Armas de hiperbolización masiva
Los problemas con Julio Camba solo se presentan cuando se le lee. En estricta fidelidad con la tormentosa descripción dada por Ruano (“El escritor a quien Julio Camba le tenía más sin cuidado era Julio Camba. Cuando los periódicos publicaban cosas suyas o algo sobre él, volvía la página casi con asco”), el gallego parecía no querer ser escritor del mismo modo que sus artículos parecen no querer ser artículos.
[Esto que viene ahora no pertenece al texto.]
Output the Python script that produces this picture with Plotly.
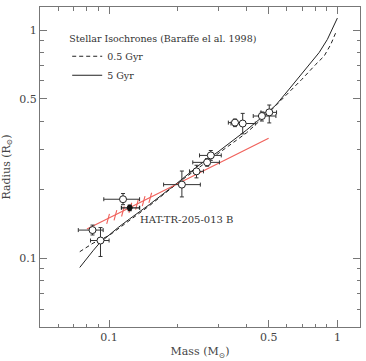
import plotly.graph_objects as go
import numpy as np

# Baraffe et al. 1998 isochrones
iso5_mass = [0.0744, 0.08, 0.085, 0.091, 0.1, 0.11, 0.123, 0.15, 0.2, 0.25, 0.3, 0.4, 0.5, 0.538, 0.615, 0.728, 0.832, 0.904, 0.951, 1.0]
iso5_rad = [0.0913, 0.1005, 0.108, 0.117, 0.127, 0.137, 0.149, 0.172, 0.215, 0.258, 0.293, 0.365, 0.44, 0.47, 0.552, 0.674, 0.798, 0.911, 1.024, 1.13]

iso05_mass = [0.0744, 0.085, 0.1, 0.115, 0.15, 0.2, 0.25, 0.3, 0.4, 0.5, 0.6, 0.7, 0.805, 0.875, 0.936, 0.99]
iso05_rad = [0.107, 0.1166, 0.126, 0.140, 0.170, 0.214, 0.252, 0.287, 0.355, 0.435, 0.52, 0.61, 0.709, 0.77, 0.867, 0.99]

# Eclipsing binary measurements
obs_mass = [0.0846, 0.0917, 0.1151, 0.2084, 0.2415, 0.2688, 0.279, 0.356, 0.3848, 0.467, 0.503]
obs_mass_lo = [0.0733, 0.0829, 0.0948, 0.1733, 0.225, 0.2326, 0.249, 0.333, 0.342, 0.428, 0.4627]
obs_mass_hi = [0.0942, 0.1000, 0.136, 0.251, 0.259, 0.3043, 0.310, 0.3848, 0.437, 0.538, 0.5415]
obs_rad = [0.1331, 0.1198, 0.1817, 0.2106, 0.2407, 0.2636, 0.2827, 0.3936, 0.390, 0.4207, 0.4365]
obs_rad_lo = [0.1267, 0.102, 0.172, 0.186, 0.2254, 0.2535, 0.269, 0.378, 0.3514, 0.40, 0.3924]
obs_rad_hi = [0.140, 0.1365, 0.1925, 0.2415, 0.256, 0.274, 0.297, 0.408, 0.432, 0.438, 0.47]

# HAT-TR-205-013 B
hat_mass = [0.1231]
hat_mass_lo = [0.1133]
hat_mass_hi = [0.136]
hat_rad = [0.1667]
hat_rad_lo = [0.162]
hat_rad_hi = [0.171]

# red relation
red_mass = [0.08, 0.5]
red_rad = [0.1345, 0.336]
hash_mass = [0.099, 0.1066, 0.115, 0.1239, 0.1325, 0.1417, 0.1515]
hash_rad = [0.149, 0.1546, 0.1606, 0.1667, 0.1723, 0.1783, 0.1844]

x_tick_major = [0.1, 0.5, 1]
x_tick_text = ["0.1", "0.5", "1"]
minor_vals = [0.06, 0.07, 0.08, 0.09, 0.2, 0.3, 0.4, 0.6, 0.7, 0.8, 0.9]

FONT = "DejaVu Serif"
TXT = "#444444"
AX = "#777777"

fig = go.Figure()

fig.add_trace(go.Scatter(x=iso05_mass, y=iso05_rad, mode="lines", name="0.5 Gyr",
                         line=dict(color="#222", width=1, dash="4px,3px")))
fig.add_trace(go.Scatter(x=iso5_mass, y=iso5_rad, mode="lines", name="5 Gyr",
                         line=dict(color="#222", width=1)))

fig.add_trace(go.Scatter(x=red_mass, y=red_rad, mode="lines", showlegend=False,
                         line=dict(color="#f0605a", width=1.1)))

# hash marks on red line
TILT = 0.006
HALF = 0.022
hx, hy = [], []
for m, r in zip(hash_mass, hash_rad):
    hx += [m * 10 ** (-TILT), m * 10 ** TILT, None]
    hy += [r * 10 ** (-HALF), r * 10 ** HALF, None]
fig.add_trace(go.Scatter(x=hx, y=hy, mode="lines", showlegend=False,
                         line=dict(color="#f0605a", width=1.1)))

def errs(v, lo, hi):
    return [h - x for x, h in zip(v, hi)], [x - l for x, l in zip(v, lo)]

ex_p, ex_m = errs(obs_mass, obs_mass_lo, obs_mass_hi)
ey_p, ey_m = errs(obs_rad, obs_rad_lo, obs_rad_hi)
fig.add_trace(go.Scatter(x=obs_mass, y=obs_rad, mode="markers", showlegend=False,
                         marker=dict(size=7, color="white", line=dict(color="#222", width=1)),
                         error_x=dict(type="data", array=ex_p, arrayminus=ex_m, color="#333", thickness=1, width=2),
                         error_y=dict(type="data", array=ey_p, arrayminus=ey_m, color="#333", thickness=1, width=2)))

hx_p, hx_m = errs(hat_mass, hat_mass_lo, hat_mass_hi)
hy_p, hy_m = errs(hat_rad, hat_rad_lo, hat_rad_hi)
fig.add_trace(go.Scatter(x=hat_mass, y=hat_rad, mode="markers", showlegend=False,
                         marker=dict(size=5, color="#111", line=dict(color="#111", width=1)),
                         error_x=dict(type="data", array=hx_p, arrayminus=hx_m, color="#222", thickness=1.3, width=2),
                         error_y=dict(type="data", array=hy_p, arrayminus=hy_m, color="#222", thickness=1.3, width=2)))

fig.add_annotation(x=np.log10(0.1335), y=np.log10(0.1487), text="HAT-TR-205-013 B",
                   showarrow=False, xanchor="left", yanchor="middle",
                   font=dict(family=FONT, size=10, color="#333"))

axis_common = dict(type="log", showgrid=False, zeroline=False, showline=True, linecolor=AX,
                   linewidth=1, mirror="allticks", ticks="inside", ticklen=7, tickcolor=AX,
                   tickmode="array", tickvals=x_tick_major, ticktext=x_tick_text,
                   tickfont=dict(family=FONT, size=11, color=TXT),
                   minor=dict(tickmode="array", tickvals=minor_vals, ticks="inside", ticklen=3.5,
                              tickcolor=AX, showgrid=False))

fig.update_xaxes(**axis_common, range=[-1.3026, 0.0991],
                 title=dict(text="Mass (M<sub>⊙</sub>)", font=dict(family=FONT, size=11, color=TXT), standoff=4))
fig.update_yaxes(**axis_common, range=[-1.3004, 0.1016],
                 title=dict(text="Radius (R<sub>⊙</sub>)", font=dict(family=FONT, size=11, color=TXT), standoff=6))

fig.update_layout(
    width=366, height=361,
    margin=dict(l=40, r=5, t=7, b=32),
    paper_bgcolor="white", plot_bgcolor="white",
    legend=dict(x=0.085, y=0.93, xanchor="left", yanchor="top",
                title=dict(text="Stellar Isochrones (Baraffe el al. 1998)", side="top",
                           font=dict(family=FONT, size=9.5, color="#333")),
                font=dict(family=FONT, size=9.5, color="#333"),
                bgcolor="rgba(0,0,0,0)", itemwidth=30, tracegroupgap=0),
    font=dict(family=FONT, color=TXT),
)

fig.write_html("out.html")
Mis páginas mejores puede ser maravilloso o absurdo. La hipérbole lo domina todo. Dejémoslo en un libro un poco tonto repleto de generalizaciones e impresiones muy concretas de cosas muy concretas en un tiempo muy concreto. Pero, ¿de qué va sino de esto el columnismo periodístico? ¿Dónde sino en la banalidad de la miniatura se explica mejor la naturaleza misma de una realidad dada?
Todo dependerá del grado de tolerancia del lector hacia la ironía, pues es bastante probable que en Mis páginas mejores no exista ni una sola oración libre de ella. No es mala idea buscarle un hueco en el cuarto de baño e ingerirlo en pequeñas dosis. No tiene mucho sentido leer más de dos artículos seguidos de Mis páginas mejores del mismo modo que es absurdo entramparse un Ribera del Duero justo después del Vega Sicilia.
En sus viajes, Camba pone orden en el mundo tal y como hacía mi abuela (sin intención irónica) al decirme, cuando veía por televisión que alguien había empujado a otro a las vías del metro en Madrid: “Niño, ten cuidado porque Madrid es una ciudad muy peligrosa”.
Así, leemos que las mujeres feas de Inglaterra son las más feas del mundo (“fea de un modo rotundo, fundamental y definitivo”); que París es un “pueblo-bulevar sin nada dentro, sin otra moral, ni otra filosofía que la del bulevar, contenedor de todas sus virtudes y defectos”; que los milaneses nunca están en casa, y que los americanos se pasean por el mundo con un fajo de billetes que, de ser lo suficientemente gordo, lo mismo intentan comprarse unas ruinas romanas que la casa de Voltaire.
Con Julio Camba uno decide cuándo termina la broma y empieza la realidad. Por supuesto, la gracia reside en ver más allá de la generalización, haciendo del cliché un contenedor en el que verdad y probabilidad bailan tomadas de la mano, dejando para el arbitrio y el mismo juicio del lector el irrelevante esclarecimiento de si lo que se está leyendo es cordura o literatura. Rara vez se dan ambas, en la vida en general. Lo importante, tanto en la vida de Camba como en la literatura, fue y es el camino.